A fourth success would equal the record of the great Yeats and cement the place of both horse and jockey in the history books.
“I have the pressure of doing it for him because I want him to be remembered as one of the greats,” Dettori told Sky Sports Racing.
“He’s probably going to have one last shot at this so I just want to make sure that I get it right.
“It will be amazing. At the moment I don’t want to think about if he wins, I just hope we can get him there in one piece and in the best form that we can.
“The celebration is always easy after.”
Dettori’s partying – or at least his previous efforts – have led trainer John Gosden to draw parallels with the “flamboyant” nature of Stradivarius.
“[Dettori] enjoys riding this horse and the horse is not unlike him,” Gosden said. “I should think Frankie going into a disco in his youth is rather like this horse when he goes into the paddock and starts shouting and screaming at everyone.
“I think to that extent they were probably born to be together.”
Recent Oaks winner Dettori shows no sign of slowing and nor does the seven-year-old Stradivarius.
The consensus from the Gosden yard – where son Thady is now joint-license holder – is that their evergreen stable star retains the same enthusiasm for the game.
“He’s a remarkable horse,” Thady said. “To sustain that level of form for those years and to keep sounds and mentally enjoying the game is pretty special.
“The key thing about him is he’s been a lot of fun to be around. He’s a very flamboyant horse as you see on track and off track.
“He must have been up Warren Hill [their Newmarket gallops] a thousand plus times and every day he goes up there with the same zest and zeal since he first arrived.”
Rab Havlin, who rode Stradivarius to the first of his 17 career victories at Newcastle in November 2016, agrees.
“He seems as if he wants it more than ever,” Havlin said. “He’s a little bit more fierce in the box, more coltish on the heath, but when he gets on the gallops he’s his same old self.
“A long with Enable, he’s become a bit of a people’s horse so in that sense he’s a type of legend and I’m sure he’ll be remembered that way when he retires.
“He likes to say hello to the ladies every morning.
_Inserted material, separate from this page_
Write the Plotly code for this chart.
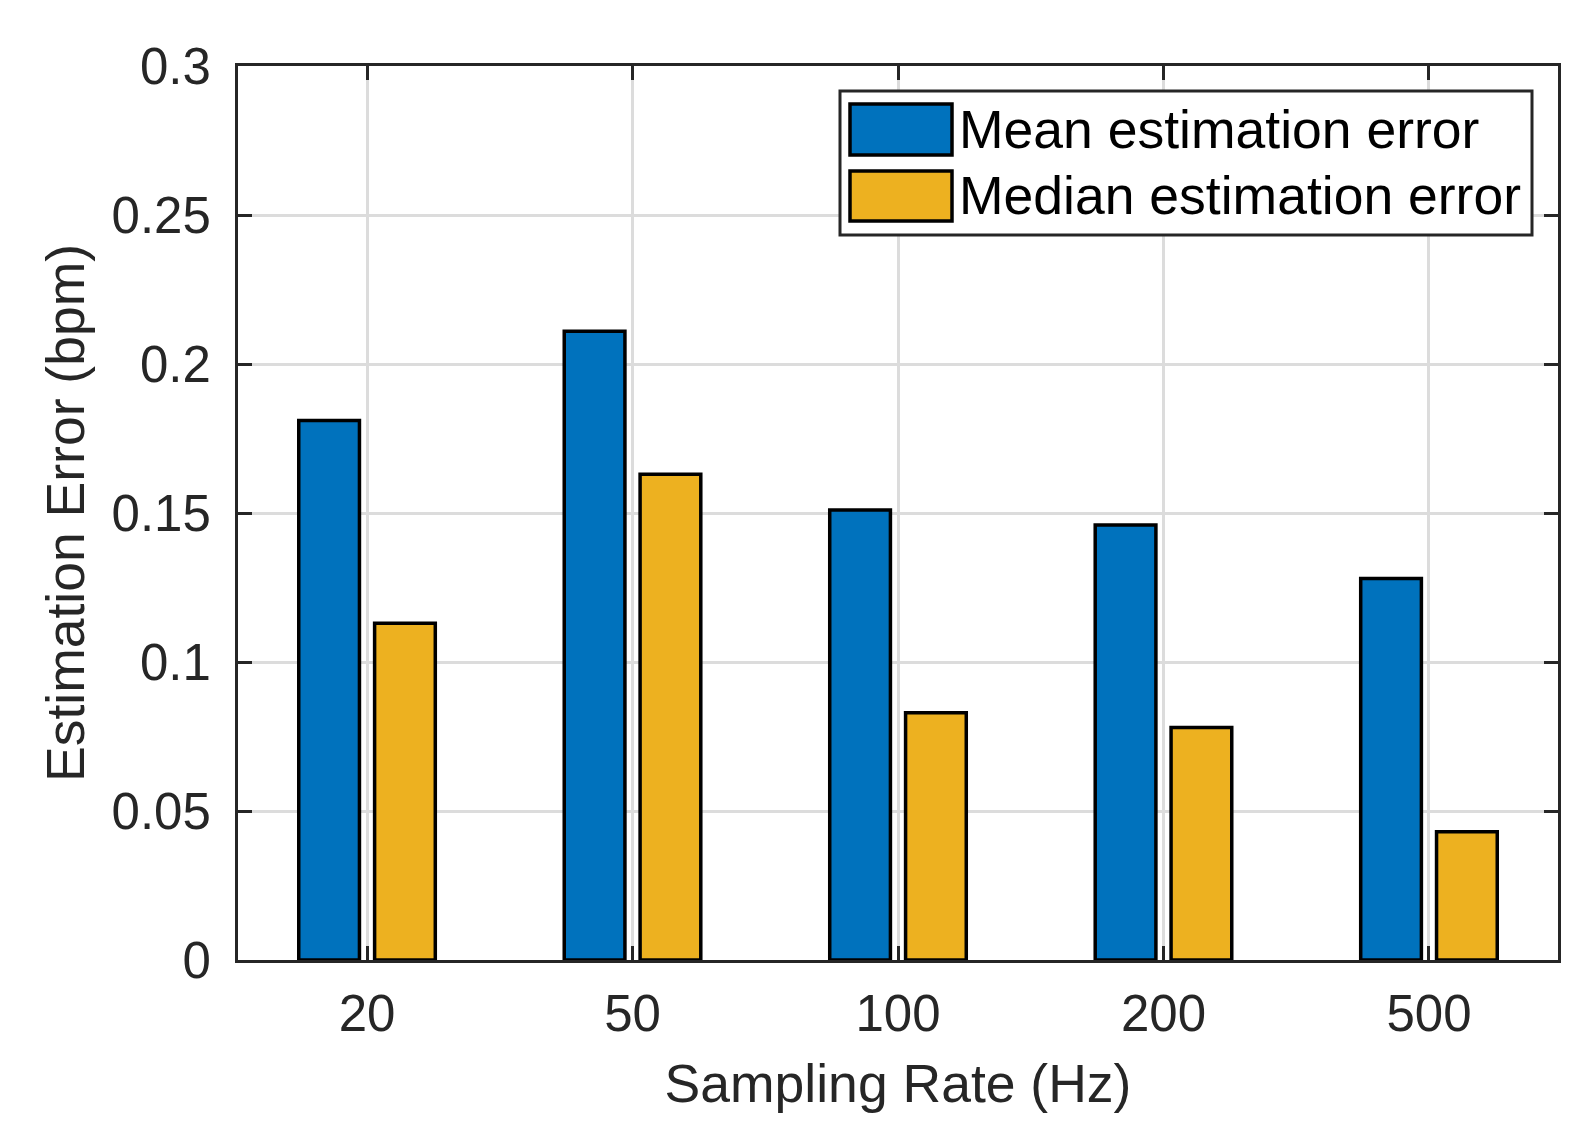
import plotly.graph_objects as go

# ---- data ----
categories = ["20", "50", "100", "200", "500"]
mean_err = [0.181, 0.211, 0.151, 0.146, 0.128]
median_err = [0.113, 0.163, 0.083, 0.078, 0.043]
series_names = ["Mean estimation error", "Median estimation error"]
y_tickvals = [0, 0.05, 0.1, 0.15, 0.2, 0.25, 0.3]
y_ticktext = ["0", "0.05", "0.1", "0.15", "0.2", "0.25", "0.3"]
x_label = "Sampling Rate (Hz)"
y_label = "Estimation Error (bpm)"

# ---- style ----
W, H = 1591, 1133
L, R, T, B = 230, 1550, 58, 952  # plot area in pixels
colors = ["#0072BD", "#EDB120"]
FONT = "Liberation Sans, Arial, sans-serif"
INK = "#262626"
GRID = "#dcdcdc"


def px_x(p):
    return (p - L) / (R - L)


def px_y(p):
    return (B - p) / (B - T)


fig = go.Figure()
bar_w = 0.2286
centers = [-0.142857, 0.142857]
for name, vals, c, ctr in zip(series_names, [mean_err, median_err], colors, centers):
    fig.add_trace(go.Bar(
        x=categories, y=vals, name=name,
        marker=dict(color=c, line=dict(color="black", width=3.5)),
        width=bar_w, offset=ctr - bar_w / 2, showlegend=False,
    ))

axis_common = dict(
    showline=True, linewidth=3, linecolor=INK, mirror="ticks",
    ticks="inside", ticklen=14, tickwidth=3, tickcolor=INK,
    showgrid=True, gridcolor=GRID, gridwidth=2.5, zeroline=False,
    tickfont=dict(family=FONT, size=51, color=INK),
)

fig.update_xaxes(
    type="category", range=[-0.486, 4.486],
    title=dict(text=x_label, font=dict(family=FONT, size=53.5, color=INK), standoff=24),
    ticklabelstandoff=7,
    **axis_common,
)
fig.update_yaxes(
    range=[0, 0.3], tickvals=y_tickvals, ticktext=y_ticktext,
    title=dict(text=y_label, font=dict(family=FONT, size=53.5, color=INK), standoff=10),
    ticklabelstandoff=14,
    **axis_common,
)

# ---- legend (MATLAB-style, large swatches) ----
shapes = [dict(type="rect", xref="paper", yref="paper",
               x0=px_x(832), x1=px_x(1524), y0=px_y(227), y1=px_y(83),
               line=dict(color=INK, width=3), fillcolor="white", layer="above")]
annotations = []
rows = [(96, 147), (163, 213)]
for (top, bot), name, c in zip(rows, series_names, colors):
    shapes.append(dict(type="rect", xref="paper", yref="paper",
                       x0=px_x(842), x1=px_x(944), y0=px_y(bot), y1=px_y(top),
                       line=dict(color="black", width=3.5), fillcolor=c, layer="above"))
    annotations.append(dict(xref="paper", yref="paper", x=px_x(949), y=px_y((top + bot) / 2),
                            xanchor="left", yanchor="middle", showarrow=False, text=name,
                            font=dict(family=FONT, size=53.5, color="black")))

fig.update_layout(
    width=W, height=H,
    margin=dict(l=L, r=W - R, t=T, b=H - B),
    barmode="overlay",
    plot_bgcolor="white", paper_bgcolor="white",
    font=dict(family=FONT, color=INK),
    shapes=shapes, annotations=annotations,
    showlegend=False,
)

fig.write_html("out.html")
He seems to be able to pick out the best fillies on the heath in the morning and he gives them a little shout.
“He’s obviously filling his diary already.”
Despite dominating his division for so long, Stradivarius found himself facing plenty of questions on his seasonal reappearance at Ascot in April, having ended 2020 with disappointing runs in the Prix de l’Arc de Triomphe and Long Distance Cup.
The answer, though, was fairly emphatic. Dettori declaring the dream of a fourth Gold Cup “is still alive” after victory in the Longines Sagaro Stakes.
“He looks great,” Dettori said. “When I’m on top it’s an amazing feeling to be able to follow the horses in front of you and then pass them instantaneously.
“He’s a very clever horse because he does what he has to do but he doesn’t overdo it. Once he’s got the race won he thinks he’s done enough.”
John Gosden added: “For a stayer he has that one deadly weapon and that’s his turn of foot.
“This is a horse that doesn’t grind it out, he does it with that class. Let’s hope that at seven years old he can still maintain that.
“He ran a nice trial the other day and now we’ll build him up to the main event.”
Gosden senior has seen it all before and he is not letting himself get carried away in the gravity of the moment.
“If he runs a huge race and he’s right there at the finish, at that age it’s a great achievement,” he said.
“These are never easy, particularly two-and-a-half miles round Ascot in a Gold Cup, but it will be a massive achievement for the horse.”